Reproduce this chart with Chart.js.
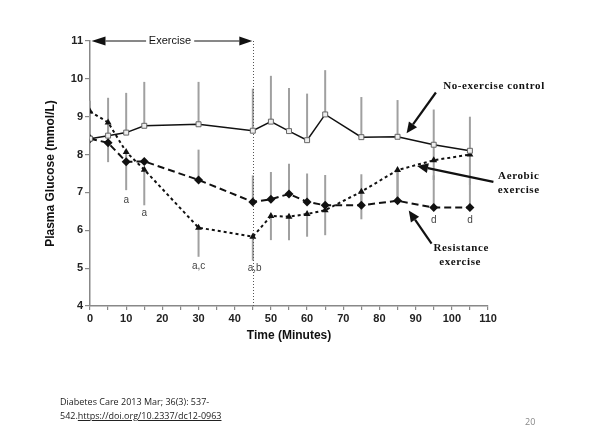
<!DOCTYPE html>
<html>
<head>
<meta charset="utf-8">
<script src="https://cdn.jsdelivr.net/npm/chart.js@4"></script>
<style>
html,body{margin:0;padding:0;background:#fff;}
#wrap{position:relative;width:590px;height:442px;overflow:hidden;}
canvas{position:absolute;left:0;top:0;}
#cite{position:absolute;left:60px;top:395px;font:9px "Open Sans",sans-serif;color:#222;line-height:14px;}
#cite a{color:#222;text-decoration:underline;}
#page{position:absolute;left:525px;top:415px;font:9px "Open Sans",sans-serif;color:#888;}
</style>
</head>
<body>
<div id="wrap">
<canvas id="c" width="590" height="442"></canvas>
<div id="cite">Diabetes Care 2013 Mar; 36(3): 537-<br>542.<a>https://doi.org/10.2337/dc12-0963</a></div>
<div id="page">20</div>
</div>
<script>
const times = [0,5,10,15,30,45,50,55,60,65,75,85,95,105];
const control = [8.42,8.5,8.58,8.76,8.8,8.63,8.87,8.62,8.38,9.06,8.46,8.47,8.26,8.1];
const controlErrUp = [1.0,1.0,1.05,1.16,1.12,1.11,1.21,1.14,1.23,1.17,1.06,0.97,0.93,0.9];
const controlErrDown = [0,0,0,0,0,0,0,0,0,0,0,0,0.93,0.9];
const aerobic = [9.14,8.85,8.07,7.6,6.07,5.83,6.38,6.36,6.43,6.53,7.02,7.59,7.85,8.0];
const aerobicErrDown = [0,1.05,1.01,0.94,0.77,0.63,0.64,0.62,0.6,0.66,0.73,0.8,0,0];
const resistance = [8.42,8.31,7.81,7.82,7.33,6.75,6.82,6.96,6.75,6.66,6.66,6.78,6.6,6.6];
const resistanceErrUp = [0,0,0,0,0.8,0.7,0.72,0.8,0.75,0.8,0.82,0.82,0.85,0.85];
const xTicks = [0,10,20,30,40,50,60,70,80,90,100,110];
const yTicks = [4,5,6,7,8,9,10,11];
const sigLabels = [
  {x:10, y:6.8, t:'a'}, {x:15, y:6.45, t:'a'}, {x:30, y:5.05, t:'a,c'},
  {x:45.5, y:5.0, t:'a,b'}, {x:95, y:6.27, t:'d'}, {x:105, y:6.27, t:'d'}
];
const exerciseStart = 0, exerciseEnd = 45;

const pts = arr => times.map((t,i)=>({x:t, y:arr[i]}));

const errorBars = {
  id:'errorBars',
  beforeDatasetsDraw(chart){
    const {ctx, scales:{x,y}} = chart;
    ctx.save();
    ctx.strokeStyle = '#a0a0a0';
    ctx.lineWidth = 2;
    const seg = (t, a, b) => {
      if (Math.abs(a-b) < 1e-6) return;
      const px = x.getPixelForValue(t);
      ctx.beginPath();
      ctx.moveTo(px, y.getPixelForValue(a));
      ctx.lineTo(px, y.getPixelForValue(b));
      ctx.stroke();
    };
    times.forEach((t,i)=>{
      seg(t, control[i]-controlErrDown[i], control[i]+controlErrUp[i]);
      seg(t, aerobic[i]-aerobicErrDown[i], aerobic[i]);
      seg(t, resistance[i], resistance[i]+resistanceErrUp[i]);
    });
    const px = Math.round(x.getPixelForValue(exerciseEnd))+0.5;
    ctx.strokeStyle = '#555';
    ctx.lineWidth = 1;
    ctx.setLineDash([1,2]);
    ctx.beginPath();
    ctx.moveTo(px, y.getPixelForValue(11));
    ctx.lineTo(px, y.getPixelForValue(4));
    ctx.stroke();
    ctx.restore();
  }
};

function arrow(ctx, x1, y1, x2, y2, lw, hl, hw){
  const ang = Math.atan2(y2-y1, x2-x1);
  const bx = x2 - hl*Math.cos(ang), by = y2 - hl*Math.sin(ang);
  ctx.lineWidth = lw;
  ctx.beginPath(); ctx.moveTo(x1,y1); ctx.lineTo(bx,by); ctx.stroke();
  ctx.beginPath();
  ctx.moveTo(x2,y2);
  ctx.lineTo(bx + hw*Math.sin(ang), by - hw*Math.cos(ang));
  ctx.lineTo(bx - hw*Math.sin(ang), by + hw*Math.cos(ang));
  ctx.closePath(); ctx.fill();
}

const annotations = {
  id:'annotations',
  afterDraw(chart){
    const {ctx, scales:{x,y}} = chart;
    const X = v => x.getPixelForValue(v), Y = v => y.getPixelForValue(v);
    ctx.save();
    ctx.fillStyle = '#444';
    ctx.font = '10px "Liberation Sans", Arial, sans-serif';
    ctx.textAlign = 'center';
    ctx.textBaseline = 'middle';
    sigLabels.forEach(l => ctx.fillText(l.t, X(l.x), Y(l.y)));

    ctx.fillStyle = '#111';
    ctx.strokeStyle = '#111';
    const yy = Y(11);
    ctx.font = '11px "Liberation Sans", Arial, sans-serif';
    ctx.fillText('Exercise', X(22.1), yy);
    arrow(ctx, X(15.5), yy, X(exerciseStart)+1.5, yy, 1, 14, 4.5);
    arrow(ctx, X(28.8), yy, X(exerciseEnd)-0.5, yy, 1, 13, 4.5);

    ctx.font = 'bold 11px "Liberation Serif", "Times New Roman", serif';
    ctx.fillStyle = '#111';
    const spaced = (s, px, py, align) => {
      ctx.letterSpacing = '0.6px';
      ctx.textAlign = align;
      ctx.fillText(s, px, py);
      ctx.letterSpacing = '0px';
    };
    spaced('No-exercise control', X(97.6), Y(9.81), 'left');
    spaced('Aerobic', X(118.5), Y(7.42), 'center');
    spaced('exercise', X(118.5), Y(7.06), 'center');
    spaced('Resistance', X(102.6), Y(5.53), 'center');
    spaced('exercise', X(102.3), Y(5.17), 'center');
    arrow(ctx, X(95.6), Y(9.64), X(87.5), Y(8.56), 2.2, 11, 5);
    arrow(ctx, X(111.5), Y(7.28), X(90.4), Y(7.7), 2.2, 11, 5);
    arrow(ctx, X(94.4), Y(5.65), X(88.1), Y(6.52), 2.2, 11, 5);
    ctx.restore();
  }
};

const tickFont = {family:'"Liberation Sans", Arial, sans-serif', size:11, weight:'bold'};
const titleFont = {family:'"Liberation Sans", Arial, sans-serif', size:12, weight:'bold'};

new Chart(document.getElementById('c'), {
  type:'line',
  data:{
    datasets:[
      {label:'No-exercise control', data:pts(control), borderColor:'#111', borderWidth:1.5,
       pointStyle:'rect', pointRadius:3.5, pointBackgroundColor:'#eee', pointBorderColor:'#666', pointBorderWidth:1},
      {label:'Resistance exercise', data:pts(resistance), borderColor:'#111', borderWidth:2, borderDash:[7,4],
       pointStyle:'rectRot', pointRadius:4.5, pointBackgroundColor:'#111', pointBorderColor:'#111', pointBorderWidth:0},
      {label:'Aerobic exercise', data:pts(aerobic), borderColor:'#111', borderWidth:2, borderDash:[3,3],
       pointStyle:'triangle', pointRadius:4, pointBackgroundColor:'#111', pointBorderColor:'#111', pointBorderWidth:0}
    ]
  },
  options:{
    responsive:false, animation:false,
    layout:{padding:{left:0, right:102, top:41, bottom:90}},
    plugins:{legend:{display:false}, tooltip:{enabled:false}},
    elements:{line:{tension:0}},
    scales:{
      x:{type:'linear', min:0, max:110,
        afterBuildTicks(s){ s.ticks = []; for(let v=0; v<=110; v+=5) s.ticks.push({value:v}); },
        afterFit(s){ s.height = 46; },
        ticks:{font:tickFont, color:'#222', padding:2, autoSkip:false, maxRotation:0,
          callback:v => xTicks.includes(v) ? String(v) : ''},
        grid:{drawOnChartArea:false, drawTicks:true, tickLength:4, color:'#888', lineWidth:1.2},
        border:{color:'#888', width:1.5},
        title:{display:true, text:'Time (Minutes)', font:titleFont, color:'#111', padding:{top:0,bottom:9}}
      },
      y:{type:'linear', min:4, max:11,
        afterBuildTicks(s){ s.ticks = yTicks.map(v=>({value:v})); },
        afterFit(s){ s.width = 90; },
        ticks:{font:tickFont, color:'#222', padding:2},
        grid:{drawOnChartArea:false, drawTicks:true, tickLength:5, color:'#888', lineWidth:1.2},
        border:{color:'#888', width:1.5},
        title:{display:true, text:'Plasma Glucose (mmol/L)', font:titleFont, color:'#111', padding:{top:43,bottom:0}}
      }
    }
  },
  plugins:[errorBars, annotations]
});
</script>
</body>
</html>
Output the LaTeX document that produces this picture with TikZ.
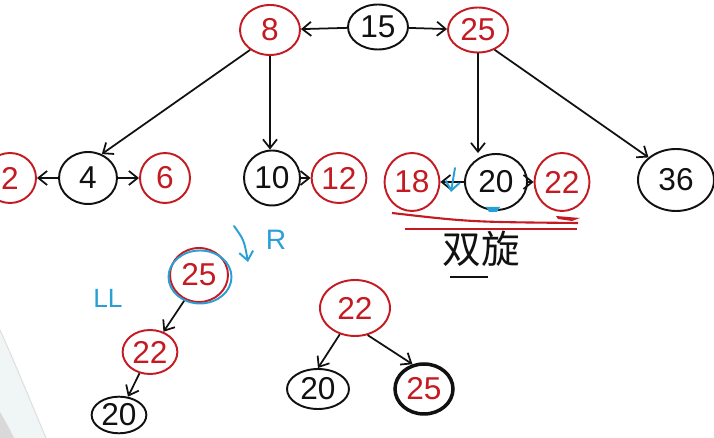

________________

= TO DO =
Report how many lines of the data hold the string "document"; give only the number.

= RESPONSE BELOW =
2